The L&D Director I mentioned earlier transformed her approach by assessing her leadership team’s emotional state before delivering strategic information. When she noticed signs of stress or resistance, she would create brief moments of surprise or curiosity before proceeding with her message. The result? Full implementation of her cost-optimization strategy within 60 days, with enthusiastic buy-in from previously resistant department heads, and a $5.1 million dollar savings over the past three years with the onboarding initiative we partnered with her on.
Practical Applications for Executive Leaders
Board Communications – Before presenting controversial decisions or major strategic shifts, assess the room’s receptivity. If you sense tension or preoccupation, create a brief moment of curiosity or positive surprise before delivering your key message.

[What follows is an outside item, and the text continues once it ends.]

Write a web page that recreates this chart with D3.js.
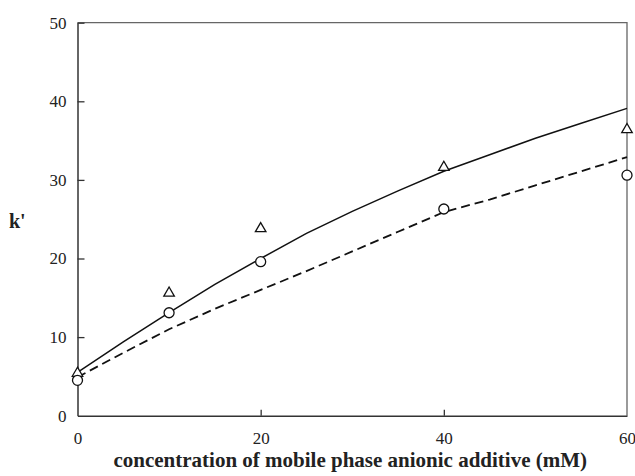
<!DOCTYPE html>
<html>
<head>
<meta charset="utf-8">
<script src="https://cdn.jsdelivr.net/npm/d3@7"></script>
<style>
  html, body { margin: 0; padding: 0; background: #fff; }
  svg { display: block; }
  text { font-family: "Liberation Serif", "DejaVu Serif", serif; fill: #222; }
</style>
</head>
<body>
<script>
// Measured retention factors
const concentrations = [0, 10, 20, 40, 60];
const kTriangle = [5.4, 15.6, 23.8, 31.6, 36.4];
const kCircle = [4.5, 13.1, 19.6, 26.3, 30.6];

// Model curves
const modelX = [0, 5, 10, 15, 20, 25, 30, 35, 40, 45, 50, 55, 60];
const modelSolid = [5.5, 9.4, 13.1, 16.7, 20.0, 23.2, 26.0, 28.6, 31.1, 33.2, 35.3, 37.2, 39.1];
const modelDashed = [4.9, 8.0, 11.0, 13.6, 16.0, 18.4, 20.9, 23.4, 25.9, 27.5, 29.3, 31.1, 32.9];

const xTicks = [0, 20, 40, 60];
const yTicks = [0, 10, 20, 30, 40, 50];

const W = 635, H = 476;
const m = { left: 77.5, right: 8, top: 22.7, bottom: 60.3 };

const svg = d3.select("body").append("svg").attr("width", W).attr("height", H);

const x = d3.scaleLinear().domain([0, 60]).range([m.left, W - m.right]);
const y = d3.scaleLinear().domain([0, 50]).range([H - m.bottom, m.top]);

// frame: top and right edges
svg.append("path")
  .attr("d", `M${x(0)},${y(50)}H${x(60)}V${y(0)}`)
  .attr("fill", "none").attr("stroke", "#666").attr("stroke-width", 1.3);

// axes with inward ticks
const gx = svg.append("g").attr("transform", `translate(0,${y(0)})`)
  .call(d3.axisBottom(x).tickValues(xTicks).tickSize(-6).tickPadding(16.5).tickSizeOuter(0));
const gy = svg.append("g").attr("transform", `translate(${x(0)},0)`)
  .call(d3.axisLeft(y).tickValues(yTicks).tickSize(-7).tickPadding(11).tickSizeOuter(0));

[gx, gy].forEach(g => {
  g.select(".domain").attr("stroke", "#333").attr("stroke-width", 1.5);
  g.selectAll(".tick line").attr("stroke", "#333").attr("stroke-width", 1.3);
  g.selectAll(".tick text").attr("font-family", "Liberation Serif, serif")
    .attr("font-size", 17).attr("fill", "#222");
});
gy.selectAll(".tick").filter(d => d === 0).select("line").remove();
gx.selectAll(".tick").filter(d => d === 0 || d === 60).select("line").remove();

// axis titles
svg.append("text")
  .attr("x", (x(0) + x(60)) / 2 - 2).attr("y", 467)
  .attr("text-anchor", "middle")
  .attr("font-size", 21).attr("font-weight", "bold")
  .text("concentration of mobile phase anionic additive (mM)");

svg.append("text")
  .attr("x", 9).attr("y", 228)
  .attr("font-size", 20).attr("font-weight", "bold")
  .text("k'");

// model curves
const line = d3.line().x((d, i) => x(modelX[i])).y(d => y(d));
svg.append("path").datum(modelSolid).attr("d", line)
  .attr("fill", "none").attr("stroke", "#111").attr("stroke-width", 1.5);
svg.append("path").datum(modelDashed).attr("d", line)
  .attr("fill", "none").attr("stroke", "#111").attr("stroke-width", 1.8)
  .attr("stroke-dasharray", "9,5");

// triangle markers
const tri = d3.symbol().type(d3.symbolTriangle).size(48);
svg.append("g").selectAll("path").data(kTriangle).join("path")
  .attr("transform", (d, i) => `translate(${x(concentrations[i])},${y(d)})`)
  .attr("d", tri)
  .attr("fill", "#fff").attr("stroke", "#111").attr("stroke-width", 1.3);

// circle markers
svg.append("g").selectAll("circle").data(kCircle).join("circle")
  .attr("cx", (d, i) => x(concentrations[i]))
  .attr("cy", d => y(d))
  .attr("r", 5)
  .attr("fill", "#fff").attr("stroke", "#111").attr("stroke-width", 1.3);
</script>
</body>
</html>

Team Leadership – Recognize that your direct reports’ capacity to absorb your strategic direction varies based on their emotional state. A team dealing with layoff rumors or deadline pressure may need to address their emotional state before they can effectively process new directives.
Investor Relations – Understand that financial stakeholders, like all humans, are influenced by emotional states. Market volatility, recent losses, or industry uncertainty can create closed states that make even positive news difficult to absorb.

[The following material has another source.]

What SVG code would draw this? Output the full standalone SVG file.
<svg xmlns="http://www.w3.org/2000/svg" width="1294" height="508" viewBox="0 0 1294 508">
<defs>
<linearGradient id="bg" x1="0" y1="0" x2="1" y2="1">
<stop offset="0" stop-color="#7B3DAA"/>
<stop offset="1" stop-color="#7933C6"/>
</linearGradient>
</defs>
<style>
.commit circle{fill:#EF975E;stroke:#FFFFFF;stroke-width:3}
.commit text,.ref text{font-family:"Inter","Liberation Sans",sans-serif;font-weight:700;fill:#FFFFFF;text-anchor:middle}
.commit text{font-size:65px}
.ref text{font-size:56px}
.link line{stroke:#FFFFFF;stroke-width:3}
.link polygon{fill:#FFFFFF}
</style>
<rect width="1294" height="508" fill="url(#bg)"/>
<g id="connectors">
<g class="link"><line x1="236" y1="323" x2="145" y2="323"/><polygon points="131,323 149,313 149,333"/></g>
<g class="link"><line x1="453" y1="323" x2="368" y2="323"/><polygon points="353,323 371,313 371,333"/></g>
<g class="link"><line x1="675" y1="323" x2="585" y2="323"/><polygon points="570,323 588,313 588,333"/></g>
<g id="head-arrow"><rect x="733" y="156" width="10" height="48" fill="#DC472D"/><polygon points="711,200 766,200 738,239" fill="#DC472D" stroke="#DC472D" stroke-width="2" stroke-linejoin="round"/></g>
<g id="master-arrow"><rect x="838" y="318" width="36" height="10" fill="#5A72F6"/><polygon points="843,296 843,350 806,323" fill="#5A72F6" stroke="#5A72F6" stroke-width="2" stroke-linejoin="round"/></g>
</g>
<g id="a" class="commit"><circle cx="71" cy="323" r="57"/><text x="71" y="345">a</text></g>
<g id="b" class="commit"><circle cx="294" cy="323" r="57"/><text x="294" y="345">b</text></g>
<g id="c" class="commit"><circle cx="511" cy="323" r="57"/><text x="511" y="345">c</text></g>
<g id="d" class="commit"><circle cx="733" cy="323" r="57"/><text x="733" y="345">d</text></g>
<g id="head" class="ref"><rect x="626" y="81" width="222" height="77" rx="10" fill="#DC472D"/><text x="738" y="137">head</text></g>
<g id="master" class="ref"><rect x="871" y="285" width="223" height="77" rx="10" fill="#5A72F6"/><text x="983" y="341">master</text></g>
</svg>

Change Management – Rather than pushing harder when you encounter resistance to organizational changes, step back and assess whether your audience is receptive. Often, the resistance isn’t to your ideas but to their current capacity to process change.

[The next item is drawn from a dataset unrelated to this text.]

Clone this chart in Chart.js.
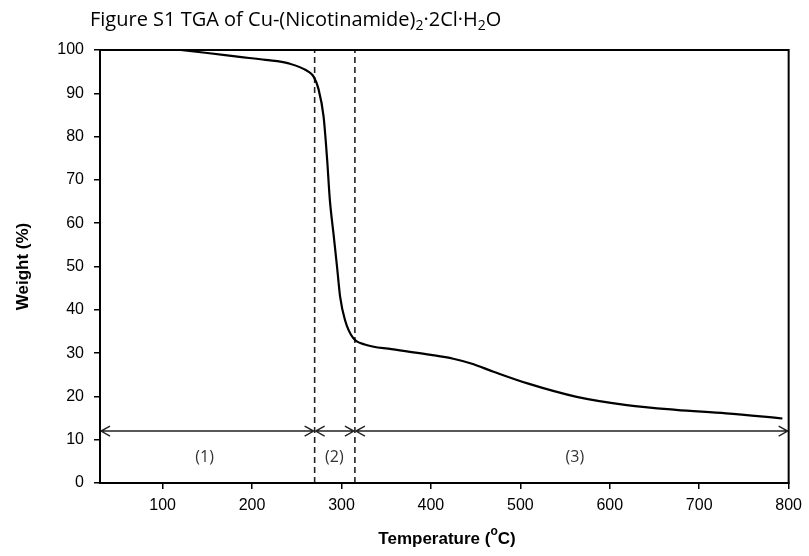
<!DOCTYPE html>
<html>
<head>
<meta charset="utf-8">
<script src="https://cdn.jsdelivr.net/npm/chart.js@4.4.1/dist/chart.umd.min.js"></script>
<style>
  html, body { margin: 0; padding: 0; background: #fff; }
  #wrap { width: 809px; height: 556px; }
</style>
</head>
<body>
<div id="wrap"><canvas id="tgaChart"></canvas></div>
<script>
// TGA curve
const temps   = [120, 150, 186, 215, 241, 263, 269, 274, 280, 284, 287, 291, 295, 298.5, 304, 313, 326, 356, 400, 425, 445, 470, 508, 563, 619, 674, 730, 793];
const weights = [100, 99.3, 98.4, 97.7, 96.9, 95, 93.8, 91.2, 84.6, 74.6, 65.4, 57.7, 50, 43, 37.6, 33.5, 32, 30.9, 29.6, 28.7, 27.6, 25.7, 23, 19.9, 18, 16.9, 16.1, 14.9];
const stageBounds = [270, 315];
const stageRanges = [[30, 270], [270, 315], [315, 800]];
const stageLabels = ['(1)', '(2)', '(3)'];
const stageLabelX = [147, 292, 561];
const arrowLevel = 12;
const stageLabelY = 6;
const xTicks = [100, 200, 300, 400, 500, 600, 700, 800];

const dashSets = stageBounds.map(t => ({
    data: [{x: t, y: 0}, {x: t, y: 100}],
    borderColor: '#222',
    borderWidth: 1.6,
    borderDash: [6, 4],
    pointRadius: 0,
    fill: false
}));

const decorations = {
    id: 'decorations',
    afterDatasetsDraw(chart) {
        const ctx = chart.ctx;
        const xs = chart.scales.x, ys = chart.scales.y;
        const area = chart.chartArea;
        ctx.save();
        // arrows
        ctx.strokeStyle = '#222';
        ctx.lineWidth = 1.4;
        const yA = ys.getPixelForValue(arrowLevel);
        stageRanges.forEach(r => {
            const a = xs.getPixelForValue(r[0]) + 1;
            const b = xs.getPixelForValue(r[1]) - 1;
            ctx.beginPath();
            ctx.moveTo(a, yA); ctx.lineTo(b, yA);
            ctx.moveTo(a + 9, yA - 5); ctx.lineTo(a, yA); ctx.lineTo(a + 9, yA + 5);
            ctx.moveTo(b - 9, yA - 5); ctx.lineTo(b, yA); ctx.lineTo(b - 9, yA + 5);
            ctx.stroke();
        });
        // stage labels
        ctx.fillStyle = '#333';
        ctx.font = '16px "Open Sans"';
        ctx.textAlign = 'center';
        ctx.textBaseline = 'middle';
        stageLabels.forEach((s, i) => {
            ctx.fillText(s, xs.getPixelForValue(stageLabelX[i]), ys.getPixelForValue(stageLabelY));
        });
        // frame
        ctx.strokeStyle = '#000';
        ctx.lineWidth = 2;
        ctx.strokeRect(area.left, area.top, area.right - area.left, area.bottom - area.top);
        // figure title with subscripts
        ctx.fillStyle = '#000';
        ctx.textAlign = 'left';
        ctx.textBaseline = 'alphabetic';
        const parts = [['Figure S1 TGA of Cu-(Nicotinamide)', 0], ['2', 1], ['\u00b72Cl\u00b7H', 0], ['2', 1], ['O', 0]];
        let x = 90;
        parts.forEach(p => {
            ctx.font = p[1] ? '14px "Open Sans"' : '20px "Open Sans"';
            ctx.fillText(p[0], x, p[1] ? 30 : 26);
            x += ctx.measureText(p[0]).width;
        });
        // x axis title with superscript o
        const t1 = 'Temperature (', t2 = 'o', t3 = 'C)';
        ctx.font = 'bold 17px "Liberation Sans"';
        const w1 = ctx.measureText(t1).width, w3 = ctx.measureText(t3).width;
        ctx.font = 'bold 12px "Liberation Sans"';
        const w2 = ctx.measureText(t2).width;
        let tx = 447 - (w1 + w2 + w3) / 2;
        ctx.font = 'bold 17px "Liberation Sans"';
        ctx.fillText(t1, tx, 544);
        tx += w1;
        ctx.font = 'bold 12px "Liberation Sans"';
        ctx.fillText(t2, tx, 535);
        tx += w2;
        ctx.font = 'bold 17px "Liberation Sans"';
        ctx.fillText(t3, tx, 544);
        ctx.restore();
    }
};

new Chart(document.getElementById('tgaChart').getContext('2d'), {
    type: 'line',
    data: {
        datasets: [{
            data: temps.map((t, i) => ({x: t, y: weights[i]})),
            borderColor: '#000',
            borderWidth: 2.2,
            pointRadius: 0,
            cubicInterpolationMode: 'monotone',
            fill: false
        }].concat(dashSets)
    },
    options: {
        responsive: true,
        maintainAspectRatio: false,
        animation: false,
        layout: { padding: { top: 50, right: 16, left: 0, bottom: 0 } },
        plugins: {
            legend: { display: false },
            tooltip: { enabled: false },
            title: { display: false }
        },
        scales: {
            x: {
                type: 'linear',
                min: 30,
                max: 800,
                afterBuildTicks: axis => { axis.ticks = xTicks.map(v => ({value: v})); },
                afterFit: axis => { axis.height = 73; },
                grid: { drawOnChartArea: false, tickLength: 6, color: '#000', lineWidth: 1.5 },
                border: { color: '#000', width: 2 },
                ticks: { color: '#000', font: { family: 'Liberation Sans', size: 16 }, padding: 7, maxRotation: 0 }
            },
            y: {
                min: 0,
                max: 100,
                afterFit: axis => { axis.width = 100; },
                grid: { drawOnChartArea: false, tickLength: 6, color: '#000', lineWidth: 1.5 },
                border: { color: '#000', width: 2 },
                ticks: { stepSize: 10, color: '#000', font: { family: 'Liberation Sans', size: 16 }, padding: 10 },
                title: {
                    display: true,
                    text: 'Weight (%)',
                    color: '#000',
                    font: { family: 'Liberation Sans', size: 17, weight: 'bold' },
                    padding: { top: 13, bottom: 0 }
                }
            }
        }
    },
    plugins: [decorations]
});
</script>
</body>
</html>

The Competitive Advantage of Mindset Intelligence
This approach to leadership communication offers a significant competitive advantage because it’s based on neuroscience rather than intuition. While other executives rely on charisma or authority to push their messages through, you can systematically create the optimal conditions for your strategic communications to succeed. You’re not only building & delivering presentations, you’re building the right mindset to consume it so you get the result you planned for.
Companies that implement these principles report:
- 67% faster strategy implementation
- 43% reduction in change management resistance
- 58% improvement in cross-departmental collaboration
- 71% increase in employee engagement scores
Start by developing your own state awareness. Before critical conversations or presentations, take a moment to assess your own emotional state and that of your audience. Are you rushed, stressed, or distracted? Are they?
Practice the art & science of strategic surprise. This might involve starting meetings with unexpected questions, sharing surprising industry insights, or presenting familiar information from novel angles. The goal is to create brief moments of curiosity that open minds to your message.
Develop your observation skills. Learn to recognize the physical and verbal cues that indicate whether someone is ‘red’ or ‘green’ and, if red, strategically surprise them into green . Defensive posture, rapid speech, or immediate objections often signal a red or closed state, while engaged questions and forward-leaning body language indicate they’re green, full of receptivity.
The Brain’s Bottom Line
Your strategic brilliance means nothing if it cannot be effectively communicated and implemented. By understanding the neuroscience of receptivity and learning to create optimal conditions for your communications, you transform from a leader who talks to a leader who truly influences. Brilliant.
The most successful executives of the next decade will be those who recognize that leadership is having the right strategy and ensuring that strategy can be heard, understood, and acted upon by the humans who must implement it.